Questions...The fluid that I drained has not separated so I assume there is no water in it. If the unit had a 303 oil in it, could the introduction of the UDT equivalent have caused the cloudiness?

Do you believe that the best course of action is to do a filter and oil change before I venture to change the pump? Do I need to do anything to flush the system?

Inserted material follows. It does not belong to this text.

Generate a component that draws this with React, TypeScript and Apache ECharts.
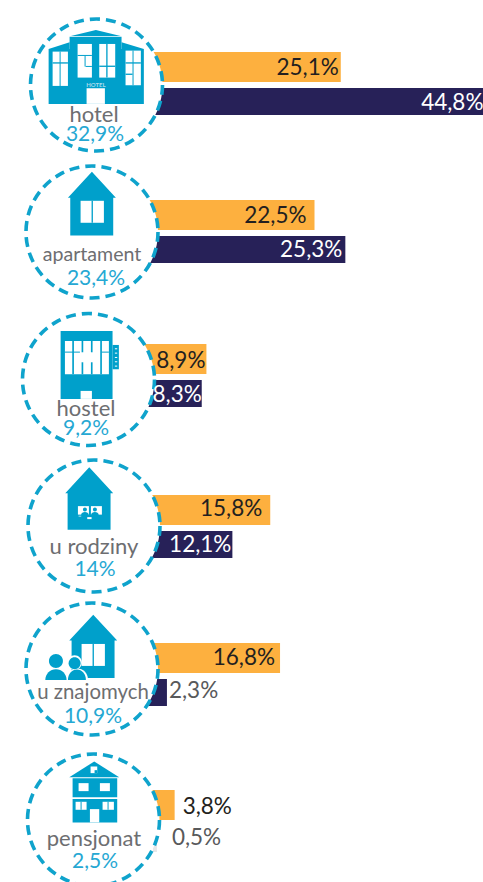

I am looking at several shop manuals online. Do you have a recommendation of which one to purchase?


----------



## pogobill (Jan 31, 2012)

Well, seems you purchased the correct oil. Can't comment on the oil going milky if you mix the two, but it will go milky if there has been moisture introduced into the system. I have edited my initial post, as I meant to say the milky oil is *not* good. My bad.... typing fingers are getting quicker than the mind!
The first manual I would get, and probably the cheapest, would be the Owners / operators manual. It should explain all the intricacies of the tractor, as well as care and maintenance instructions, including oils and filter identification, as well as intervals.
If it were my tractor I'd do a complete service. At least change the filter and see how it goes. Some of the members here are quite familiar with hydraulics and pumps, etc. and should be able to help you diagnose your pump problem if you have one.


----------



## gunnersmate (Apr 3, 2020)

Thanks...I understood what you meant. My background is machining and heavy duty diesel. The first time to mess with a tractor since my dad's old 9n. Looking forward to some great info here. Thank again!


----------